Fuel generators will dramatically (5x) increase your power output and allow for the next phase of factory construction. Without this major step, you cannot create enough machines to produce space elevator parts.

This specific phase is where Satisfactory starts to enter the scaling challenge. You will have 16 fuel generators, sitting on nearly 300 foundation pieces. Your train railway will require a thousand base material. You will need Manufacturers, that have 4 inputs, which take a few minutes each to configure. Blueprints help (a lot!) but they are really limited in size (4×4) and do not allow connections to other blueprints. Mods (which are currently broken) allow you to chain multiple buildings and configs to quickly construct massive production lines. Click and drag 8 smelters, 8 mergers, 8 splitters and have them all automatically lay down belts is insane quality of life. I miss that a lot.

I opted to build a main bus line to get me through this phase, which is both the best idea and worst idea. The best is that it is extremely scalable, easy to follow, and beautiful. The worst in that it causes absolutely massive sprawl with belts that seem to go on for infinity which will make your PC melt. It works, and is what allows me to maintain sanity when I have a fleet of 50 smelters working to feed a beast to make 1 space elevator part.

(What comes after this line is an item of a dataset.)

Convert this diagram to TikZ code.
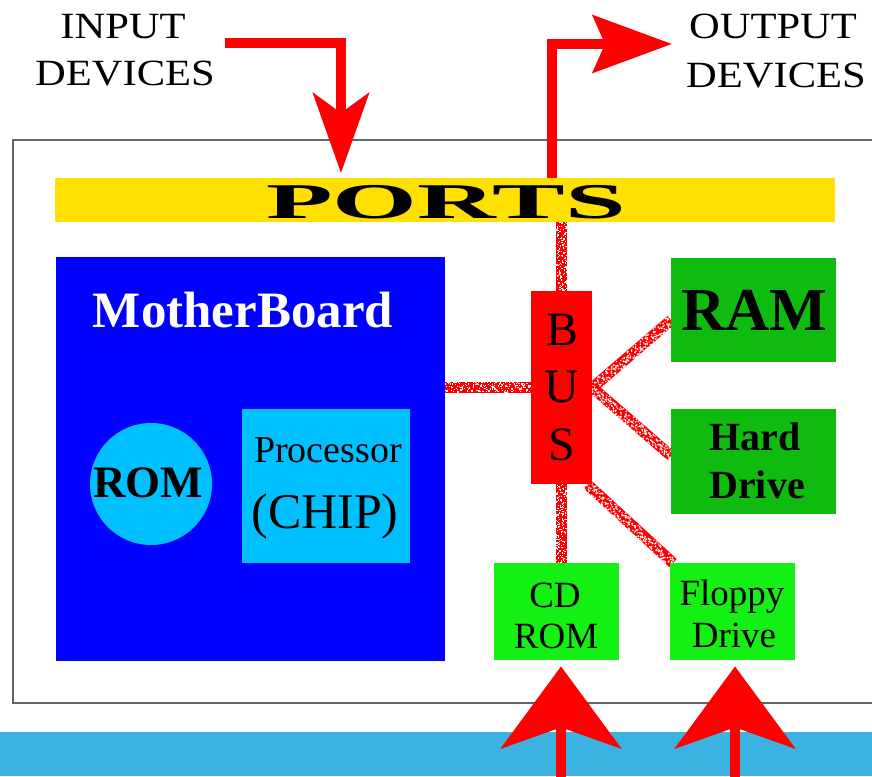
\documentclass[tikz,border=0pt]{standalone}
\usepackage{fontspec}
\setmainfont{Liberation Serif}
\usetikzlibrary{arrows.meta,calc,decorations.markings}

\definecolor{mbblue}{HTML}{0000FF}
\definecolor{chipcyan}{HTML}{00C0FF}
\definecolor{darkgreen}{HTML}{10BB10}
\definecolor{lightgreen}{HTML}{14F014}
\definecolor{portyellow}{HTML}{FFE000}
\definecolor{stripblue}{HTML}{3BB2E0}
\definecolor{framegray}{HTML}{666666}

\newcommand{\fs}[1]{\fontsize{#1}{#1}\selectfont}
\pgfdeclarelayer{wires}
\pgfsetlayers{wires,main}

\begin{document}
\begin{tikzpicture}[x=1pt,y=-1pt,
  box/.style={rectangle,inner sep=0pt,anchor=north west,draw=none},
  lbl/.style={anchor=base,inner sep=0pt},
  busline/.style={draw=red,line width=11pt,
    postaction={decorate,decoration={markings,
      mark=between positions 0 and 1 step 1.4pt with {
        \fill[white] ({rand*0.8},{rand*5.4}) rectangle ++(1.4,1.4);
        \fill[white] ({rand*0.8},{rand*5.4}) rectangle ++(1.2,1.2);
        \fill[white] ({rand*0.8},{rand*5.4}) rectangle ++(1.0,1.0);
      }}}},
  bigarrow/.style={draw=red,line width=10pt,line join=miter},
  headdown/.style={-{Stealth[length=80pt,width=56pt,inset=20pt]}},
  headup/.style={-{Stealth[length=82pt,width=120pt,inset=21pt]}},
  headright/.style={-{Stealth[length=79pt,width=57pt,inset=12pt]}},
]
\pgfmathsetseed{4242}
\useasboundingbox (0,0) rectangle (872,776);
\clip (0,0) rectangle (872,776);

% floor strip and case outline
\fill[stripblue] (0,732) rectangle (872,776);
\draw[framegray,line width=1.3pt] (13,140) rectangle (900,703);

% ports bar
\node[box,fill=portyellow,minimum width=780pt,minimum height=44pt] (ports) at (55,178) {};
\node[lbl] (portstext) at (446,218) {\scalebox{2.18}[1]{\fs{50}\bfseries PORTS}};

% motherboard with ROM and processor
\node[box,fill=mbblue,minimum width=389pt,minimum height=404pt] (mb) at (56,257) {};
\node[lbl,text=white] (mbtext) at (243,327) {\fs{51}\bfseries MotherBoard};
\node[circle,fill=chipcyan,minimum size=122pt,inner sep=0pt] (rom) at (151,484) {};
\node[lbl] (romtext) at (148,497) {\fs{45}\bfseries ROM};
\node[box,fill=chipcyan,minimum width=168pt,minimum height=154pt] (cpu) at (242,409) {};
\node[lbl] (cputext1) at (328,462) {\fs{38}Processor};
\node[lbl] (cputext2) at (325,528) {\fs{50}(CHIP)};

% bus
\node[box,fill=red,minimum width=61pt,minimum height=193pt] (bus) at (531,291) {};
\node[lbl] (busB) at (562,345) {\fs{48}B};
\node[lbl] (busU) at (562,402) {\fs{48}U};
\node[lbl] (busS) at (562,460) {\fs{48}S};

% peripherals
\node[box,fill=darkgreen,minimum width=165pt,minimum height=104pt] (ram) at (671,258) {};
\node[lbl] (ramtext) at (754,330) {\fs{61}\bfseries RAM};
\node[box,fill=darkgreen,minimum width=165pt,minimum height=105pt] (hdd) at (671,409) {};
\node[lbl] (hddtext1) at (755,450) {\fs{40}\bfseries Hard};
\node[lbl] (hddtext2) at (757,498) {\fs{40}\bfseries Drive};
\node[box,fill=lightgreen,minimum width=125pt,minimum height=97pt] (cd) at (494,563) {};
\node[lbl] (cdtext1) at (555,607) {\fs{37}CD};
\node[lbl] (cdtext2) at (556,648) {\fs{37}ROM};
\node[box,fill=lightgreen,minimum width=125pt,minimum height=97pt] (fd) at (670,563) {};
\node[lbl] (fdtext1) at (732,605) {\fs{37}Floppy};
\node[lbl] (fdtext2) at (734,647) {\fs{37}Drive};

% bus wiring, kept underneath the boards
\begin{pgfonlayer}{wires}
\draw[busline] (bus.north) -- (bus.north |- ports.south);
\draw[busline] (bus.west) -- (bus.west -| mb.east);
\draw[busline] (bus.east) -- ($(ram.west)+(0,10)$);
\draw[busline] (bus.east) -- ($(hdd.west)+(0,-6)$);
\draw[busline] (bus.south) -- (bus.south |- cd.north);
\draw[busline] ($(bus.south east)+(-5,0)$) -- ($(fd.north west)+(3,0)$);
\end{pgfonlayer}

% input and output arrows
\coordinate (instart) at (225,43);
\coordinate (inturn) at (341,43);
\draw[bigarrow,headdown] (instart) -- (inturn) -- ($(ports.north -| inturn)+(0,-5)$);
\coordinate (outturn) at (552,44);
\coordinate (outtip) at (672,44);
\draw[bigarrow,headright] (ports.north -| outturn) -- (outturn) -- (outtip);

% drives fed from below
\coordinate (cdfoot) at (561,790);
\coordinate (fdfoot) at (735,790);
\draw[bigarrow,headup] (cdfoot) -- ($(cd.south -| cdfoot)+(0,6)$);
\draw[bigarrow,headup] (fdfoot) -- ($(fd.south -| fdfoot)+(0,6)$);

% device labels
\node[lbl] (in1) at (123,38) {\scalebox{1.15}[1]{\fs{37}INPUT}};
\node[lbl] (in2) at (125,85) {\scalebox{1.15}[1]{\fs{37}DEVICES}};
\node[lbl] (out1) at (773,38) {\scalebox{1.15}[1]{\fs{37}OUTPUT}};
\node[lbl] (out2) at (776,87) {\scalebox{1.15}[1]{\fs{37}DEVICES}};
\end{tikzpicture}
\end{document}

Train in the foreground, massive factory floor in the back. Stretches nearly to the end of the map. Below that platform is the army of smelters.

One item that has helped with sanity is the Dimensional Depot. I’m able to store 2 stacks of items on top of my regular inventory, and the visual aid shows when I’m about to run out. I’d love to automate adding items to the depot, but I need like 20 Mercer Spheres for that step. Oh, and I have Somersloops boosting a handful of production buildings – the space parts are always boosted when running. The setup is a right pain, but the truth of it is that I can simply let it run, and very easily scale it to my needs.

In short, Phase 3 is really where the proper game begins. You need to use more of the map, more material types, have major logistical hurdles, and truly need to manage scalable production chains. To paraphrase, you need to math the sh*t out of this. (Quick tip: press N, and you can use that as a calculator.)